The G-400 (or sometimes G400) is an Epiphone solid body electric guitar model produced as a more modestly priced version of the famous Gibson SG. Currently, Epiphone is a subsidiary of Gibson and manufactures the G-400 and other budget models at a lower cost in Asia. Visually and ergonomically, it is almost identical to a 1962 SG.

History 
Introduced in 1989 after Epiphone production moved to Korea in cooperation with the Samick Corporation, the G-400 has been in continuous production for thirty years.

Upon introduction, it featured dot fretboard inlays, two open-coil humbuckers, green key tuners with the Epiphone logo stamped on their backs, a differently shaped truss rod cover with "Gibson" printed vertically, black "speed" knobs, and "narrow-open Book" headstock. By 1990, the G-400 was sporting the modern "clipped-ear" headstock with no holly inlay

In 1996, several features of the G-400 were changed. These changes included black "top hat" knobs with silver inserts, trapezoidal fretboard inlays, chrome covers on the humbuckers, and a "holly" headstock inlay.

Until 2002, the vast majority of G-400s were built in Korea by the Samick Corporation. Now, most G-400s are built in Epiphone's Qingdao, China plant.

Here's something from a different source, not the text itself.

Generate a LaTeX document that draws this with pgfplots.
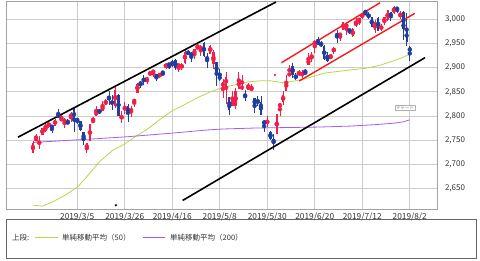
\documentclass[border=0pt]{standalone}
\usepackage{fontspec}
\setmainfont{Noto Sans CJK JP}
\usepackage{pgfplots}
\usepackage{pgfplotstable}
\pgfplotsset{compat=1.18}
\definecolor{candlered}{RGB}{240,32,72}
\definecolor{candleblue}{RGB}{32,62,160}
\definecolor{trendred}{RGB}{250,24,24}
\definecolor{smaA}{RGB}{184,214,72}
\definecolor{smaB}{RGB}{168,90,240}
\definecolor{gridgray}{RGB}{204,204,204}
\definecolor{labelgray}{RGB}{50,50,50}
\definecolor{boxgray}{RGB}{100,100,100}

% up (red) candles: index open high low close
\pgfplotstableread{
i o h l c
0 2722.61 2748.19 2722.61 2744.73
1 2750.30 2761.85 2748.63 2753.03
2 2743.50 2757.90 2731.55 2745.73
3 2760.24 2775.66 2760.24 2775.60
4 2769.28 2787.33 2767.29 2779.76
5 2779.05 2789.88 2774.06 2784.70
7 2780.24 2794.20 2779.11 2792.67
9 2792.36 2803.12 2789.47 2793.90
10 2787.50 2795.76 2775.13 2792.38
12 2798.22 2808.02 2787.38 2803.69
17 2730.79 2744.13 2722.27 2743.07
18 2747.61 2784.00 2747.61 2783.30
19 2787.34 2798.32 2786.73 2791.52
20 2799.78 2821.24 2799.78 2810.92
22 2810.79 2830.73 2810.79 2822.48
23 2822.61 2835.41 2821.99 2832.94
26 2819.72 2860.31 2817.38 2854.88
28 2796.01 2809.79 2785.02 2798.36
29 2812.66 2829.87 2803.99 2818.46
31 2809.40 2819.71 2798.77 2815.44
32 2828.27 2836.03 2819.23 2834.40
33 2848.63 2869.40 2848.63 2867.19
36 2873.99 2881.28 2867.14 2879.39
37 2884.16 2893.24 2882.99 2892.74
38 2888.46 2895.95 2880.78 2895.77
40 2881.37 2889.71 2879.13 2888.21
42 2900.86 2910.54 2898.37 2907.41
46 2904.81 2908.40 2891.90 2905.03
47 2898.78 2909.51 2896.35 2907.97
48 2909.99 2936.31 2908.53 2933.68
51 2925.81 2939.88 2917.56 2939.88
52 2940.58 2949.52 2939.35 2943.03
53 2937.14 2948.22 2924.11 2945.83
56 2929.21 2947.85 2929.21 2945.64
57 2908.89 2937.32 2898.21 2932.47
60 2859.84 2875.97 2836.40 2870.72
61 2863.10 2891.31 2825.39 2881.40
63 2820.12 2852.54 2820.12 2834.41
64 2820.38 2858.68 2815.08 2850.96
65 2855.80 2892.15 2855.80 2876.32
66 2858.60 2885.48 2854.23 2859.53
68 2854.02 2868.88 2854.02 2864.36
69 2856.06 2865.47 2851.11 2856.27
74 2786.94 2799.00 2776.74 2788.86
77 2762.64 2804.49 2762.64 2803.27
78 2818.09 2827.28 2800.92 2826.15
79 2828.51 2852.10 2822.45 2843.49
80 2852.87 2884.97 2852.87 2873.34
81 2885.83 2904.77 2885.51 2886.73
84 2886.24 2895.24 2881.99 2891.64
85 2886.82 2894.45 2879.62 2886.98
87 2906.71 2930.79 2905.44 2917.75
88 2920.55 2931.74 2911.43 2926.46
89 2949.60 2958.06 2931.50 2954.18
94 2919.66 2929.30 2918.57 2924.92
95 2932.94 2943.98 2929.05 2941.76
97 2964.66 2973.21 2955.92 2973.01
98 2978.08 2995.84 2977.96 2995.82
99 2984.25 2994.03 2967.97 2990.41
101 2965.52 2981.90 2963.44 2979.63
102 2989.30 3002.98 2984.62 2993.07
103 2999.62 3002.33 2988.80 2999.91
104 3003.36 3013.92 3001.87 3013.77
108 2978.87 2998.28 2973.09 2995.11
110 2981.93 2990.71 2976.65 2985.03
111 2994.74 3005.90 2988.56 3005.47
112 2998.77 3019.59 2996.82 3019.56
114 3013.25 3027.98 3012.59 3025.86
116 3007.66 3017.19 3000.94 3013.18
}\upcandles

% down (blue) candles
\pgfplotstableread{
i o h l c
6 2780.67 2781.58 2764.55 2774.88
8 2804.35 2813.49 2794.99 2796.11
11 2788.11 2793.73 2782.51 2784.49
13 2814.37 2816.88 2767.66 2792.81
14 2794.41 2796.44 2782.97 2789.65
15 2790.27 2790.27 2768.69 2771.45
16 2766.53 2767.25 2739.09 2748.93
21 2811.02 2815.00 2803.46 2808.48
24 2840.76 2852.42 2823.27 2832.57
25 2831.34 2843.54 2812.43 2824.23
27 2844.52 2846.16 2800.47 2800.71
30 2819.72 2825.56 2787.72 2805.37
34 2868.24 2872.90 2858.75 2867.24
35 2876.09 2885.25 2865.17 2873.40
39 2886.58 2886.88 2873.33 2878.20
41 2891.92 2893.42 2881.99 2888.32
43 2908.32 2909.60 2896.48 2905.58
44 2912.26 2916.06 2900.71 2907.06
45 2916.04 2918.00 2895.45 2900.45
49 2934.00 2936.83 2926.05 2927.25
50 2928.99 2933.10 2912.84 2926.17
54 2952.33 2954.13 2923.36 2923.73
55 2922.16 2931.68 2900.50 2917.52
58 2913.03 2913.03 2862.60 2884.05
59 2879.61 2897.96 2873.28 2879.42
62 2840.19 2840.19 2801.43 2811.87
67 2841.94 2853.86 2831.29 2840.23
70 2836.70 2836.70 2805.49 2822.24
71 2832.41 2841.36 2820.19 2826.06
72 2830.03 2840.51 2801.58 2802.39
73 2790.25 2792.03 2766.06 2783.02
75 2766.15 2768.98 2750.52 2752.06
76 2751.53 2763.07 2728.81 2744.45
82 2903.27 2910.61 2878.53 2885.72
83 2882.73 2888.57 2874.68 2879.84
86 2889.75 2897.27 2887.30 2889.67
90 2952.71 2964.15 2946.87 2950.46
91 2951.42 2954.92 2944.05 2945.35
92 2945.78 2946.52 2916.01 2917.38
93 2926.07 2932.59 2912.99 2913.78
96 2971.41 2977.93 2952.22 2964.33
100 2979.77 2980.76 2970.09 2975.95
105 3017.80 3017.80 3008.77 3014.30
106 3012.13 3015.02 3001.15 3004.04
107 3005.10 3005.26 2984.25 2984.42
109 3004.26 3006.02 2975.86 2976.61
113 3016.26 3016.31 2997.24 3003.67
115 3024.47 3025.61 3014.30 3020.97
117 3016.22 3017.40 2958.08 2980.38
118 2980.32 3013.59 2945.23 2953.56
119 2943.90 2945.50 2914.11 2932.05
}\downcandles

\pgfplotstableread{
i v
0 2615
3 2613
6 2621
10 2635
14 2652
17 2674
21 2705
25 2728
29 2742
33 2760
36 2772
40 2792
44 2811
48 2824
52 2838
56 2850
59 2857
62 2862
65 2866
68 2871
72 2873
75 2873
79 2869
83 2873
87 2879
92 2889
97 2893
101 2896
105 2899
110 2906
115 2917
119 2928
}\smafifty

\pgfplotstableread{
i v
0 2745
10 2749
18 2752
30 2757
45 2765
55 2771
60 2773
70 2775
80 2776
90 2777
100 2779
108 2782
114 2785
117 2788
119 2792
}\smatwohundred

\begin{document}
\begin{tikzpicture}
\useasboundingbox (0,0) rectangle (480bp,261bp);
\begin{axis}[
  at={(6bp,52bp)}, anchor=south west,
  width=431bp, height=208bp, scale only axis,
  xmin=-8.5, xmax=127.6, ymin=2607, ymax=3038.6,
  axis line style={draw=gridgray!80!black, line width=0.8bp},
  xtick={14,29,44,59,74,89,104,119},
  xticklabels={2019/3/5,2019/3/26,2019/4/16,2019/5/8,2019/5/30,2019/6/20,2019/7/12,2019/8/2},
  ytick={2650,2700,2750,2800,2850,2900,2950,3000},
  yticklabels={{2,650},{2,700},{2,750},{2,800},{2,850},{2,900},{2,950},{3,000}},
  yticklabel pos=right,
  yticklabel style={anchor=west, xshift=4.5bp},
  xticklabel style={font=\fontsize{8.3bp}{9bp}\selectfont},
  grid=major,
  major grid style={draw=gridgray, line width=0.8bp},
  major tick length=0pt,
  tick label style={font=\fontsize{8bp}{9bp}\selectfont, text=labelgray},
  clip=true,
]
% moving averages
\addplot[smaA, line width=0.8bp, forget plot] table[x=i, y=v] {\smafifty};
\addplot[smaB, line width=0.8bp, forget plot] table[x=i, y=v] {\smatwohundred};
% wicks
\addplot[color=candlered, only marks, mark=none, forget plot,
  error bars/.cd, y dir=both, y explicit, error mark=none,
  error bar style={line width=0.7bp, candlered}]
  table[x=i, y expr={(\thisrow{h}+\thisrow{l})/2}, y error expr={(\thisrow{h}-\thisrow{l})/2}] {\upcandles};
\addplot[color=candleblue, only marks, mark=none, forget plot,
  error bars/.cd, y dir=both, y explicit, error mark=none,
  error bar style={line width=0.7bp, candleblue}]
  table[x=i, y expr={(\thisrow{h}+\thisrow{l})/2}, y error expr={(\thisrow{h}-\thisrow{l})/2}] {\downcandles};
% bodies
\addplot[color=candlered, only marks, mark=none, forget plot,
  error bars/.cd, y dir=both, y explicit, error mark=none,
  error bar style={line width=2.2bp, line cap=butt, candlered}]
  table[x=i, y expr={(\thisrow{o}+\thisrow{c})/2}, y error expr={max(abs(\thisrow{c}-\thisrow{o})/2,0.7)}] {\upcandles};
\addplot[color=candleblue, only marks, mark=none, forget plot,
  error bars/.cd, y dir=both, y explicit, error mark=none,
  error bar style={line width=2.2bp, line cap=butt, candleblue}]
  table[x=i, y expr={(\thisrow{o}+\thisrow{c})/2}, y error expr={max(abs(\thisrow{c}-\thisrow{o})/2,0.7)}] {\downcandles};
% trend lines
\addplot[black, line width=1.6bp, forget plot] coordinates {(-4.72,2756) (76.74,3036.5)};
\addplot[black, line width=1.6bp, forget plot] coordinates {(47.28,2624.7) (123.8,2921)};
\addplot[black, line width=1.6bp, forget plot] coordinates {(25.95,2614) (26.45,2616)};
\addplot[trendred, line width=1.4bp, forget plot] coordinates {(78.5,2910.6) (109.6,3035)};
\addplot[trendred, line width=1.4bp, forget plot] coordinates {(84.1,2872.6) (120.6,3013)};
\addplot[trendred, line width=1.6bp, forget plot] coordinates {(76.15,2884) (76.65,2886)};
\node[draw=gray!60, fill=white, inner sep=0.8bp, text=gray, font=\fontsize{4.5bp}{5bp}\selectfont] at (axis cs:117.5,2817.6) {チャート};
\end{axis}
% legend box
\draw[boxgray, line width=0.8bp] (6bp,3bp) rectangle (476bp,42bp);
\begin{scope}[every node/.style={anchor=west, inner sep=0pt, text=labelgray, font=\fontsize{7.5bp}{9bp}\selectfont}]
\node at (12bp,23.7bp) {上段:};
\draw[smaA, line width=0.8bp] (35bp,23.7bp) -- (58bp,23.7bp);
\node at (62bp,23.7bp) {単純移動平均（50）};
\draw[smaB, line width=0.8bp] (143bp,23.7bp) -- (165bp,23.7bp);
\node at (170bp,23.7bp) {単純移動平均（200）};
\end{scope}
\end{tikzpicture}
\end{document}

In 2002, Epiphone began using Grover tuners on the G-400. In 2004, the truss rod cover was changed to the current shape with "SG" printed on it. In 2005, the logo ink stamped on limited edition models was changed. In 2009, the G-400 (along with several other Epiphone models) made the switch from chrome-plated hardware to nickel-plated hardware. Also, the neck was changed to a "slim taper" profile. in 2012, Epiphone introduced the G-400 Pro with Alnico Classic PRO™ 4-wire humbuckers.

Woods 
The Epiphone G-400 is made of Philippine/Indonesian mahogany (more commonly known as Luan, Lauan or Meranti, botanic genus Shorea which has 196 subspecies), which is not actually related to the mahogany species. In 2005, Epiphone began putting thin veneers of African mahogany on the front and back of the Cherry finished G-400s. G-400 "Vintage" worn cherry / worn brown models manuifactured in Korea from 2002 to 2005 (UnSung and SaeIn plants, serial numbers starting with U or I) have solid three-piece bodies made from Nyatoh (palaquium spp.) without a veneer.

Features
The design of the G-400 follows that of the Gibson SG. Features include dual pointed cutaways, smaller pickguard (but in some cases, such as the 1966 model or any limited edition model, there is still a large pickguard), set neck, trapezoidal fingerboard inlays (late 80s and early 90s models had dot inlays), dual humbucker pickups, and beveled mahogany body. The biggest visual differences from the Gibson SG are the Epiphone headstock and wood-bound neck. The standard G-400, not limited edition, is available in two finishes: ebony and cherry. The Faded G-400 comes in worn brown and worn cherry. In addition, new models now have Grover-brand machine heads.

Variants
The G-400 is available in many models, including G-400, Pro, Deluxe, Deluxe Flametop, Custom, Vintage, '66 Limited edition, SG Special, Tony Iommi Signature, Gothic and an Alpine White EMG pickup outfitted Limited Edition, the latter of which is very rare.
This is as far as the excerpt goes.